Once the polls close, local elections boards are typically given about a week to certify their results, a lag that allows final absentee ballots to come in and voters who cast provisional ballots to prove their identity or residency. Those boards then send their results to their state election administrator, who rechecks the numbers before issuing a final report, usually in late November or early December. In most states, the governor signs off on the final election results. 

“Each state certifies its election results and all elections in the United States, including federal elections, are administered by each of the individual states and their local jurisdictions according to state law,” said Bryan Whitener, communications director at the U.S. Election Assistance Commission in Silver Spring, Md. 

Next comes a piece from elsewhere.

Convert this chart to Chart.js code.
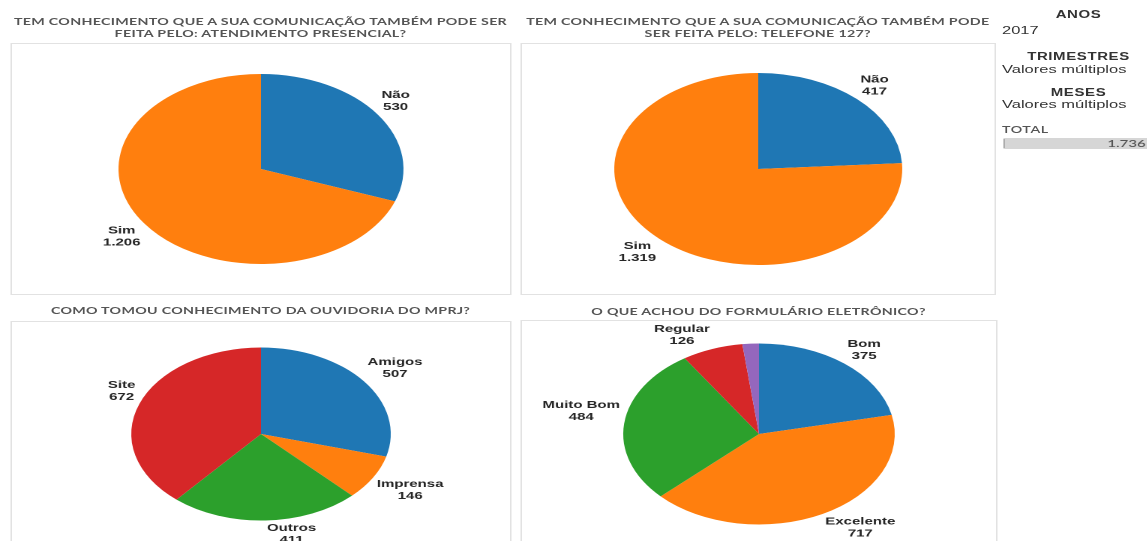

In the presidential election, the states notify the slate of electors representing the winning party. This year, those electors will meet in state capitols across the country on Dec. 19 to formally cast their ballots. States forward those ballots to Congress, which reads them aloud in a joint session — the first time any federal body gets involved in the electoral process.

Each step along the way, from local vote counting to Congress’s involvement, is open to members of the public and representatives of both political parties. 

In practice, that means there is no centralized set of election administrators who could rig results in favor of or against any particular candidate.  

“It’s all based at the local, county and state level,” said Michael Haas, who runs election administration at the Wisconsin Elections and Ethics Commission. 

Any effort to rig election results would require either tens of thousands of people working to commit voter fraud multiple times each, without being caught, or the complicity of thousands of poll workers, local and state election officials from both parties, as well as members of the media and government watchdog groups. 

The Department of Justice and even the United Nations observe American elections, though neither is responsible for or able to alter vote tabulations at any stage of the process. 

In Wisconsin alone, 1,854 municipal clerks are responsible for administering local elections. Seventy-two county clerks then oversee those municipal clerks, before Haas’s team at the Elections and Ethics Commission collects the final results. 

Even before polls open, voting machines are kept under tight scrutiny. In Colorado, machines are stored behind locked doors, monitored by video surveillance and equipped with tamper-evident mechanisms.

“If you’re Tom Cruise in Ghost Protocol, I’m not saying [the machines] can’t be gotten into, but they are secure from intrusion in the very best way we know of to secure them,” Colorado Secretary of State Wayne Williams, a Republican, told The Hill in September.  

Social media has added an extra layer of scrutiny in recent years, capable of catching mistakes made by administrators across the country. In some cases, early returns will show an incorrect number of voters in a given precinct, thanks to a typo or other human error.

Eagle-eyed election analysts watching the votes roll in have spotted those anomalies in recent years, helping local election boards find and fix them — all long before counts are made official a week later. 

“I can guarantee you that there will be errors made on Election Day. There are errors made on every Election Day,” Hasen, of the University of California, Irvine, said. 

But studies have repeatedly found no evidence of widespread voter fraud, and little evidence at all of even small-scale fraud. Justin Levitt, a professor at Loyola Law School in Los Angeles who studies fraud allegations, found 31 incidents of voter fraud across the nation since 2000, out of more than 1 billion ballots cast.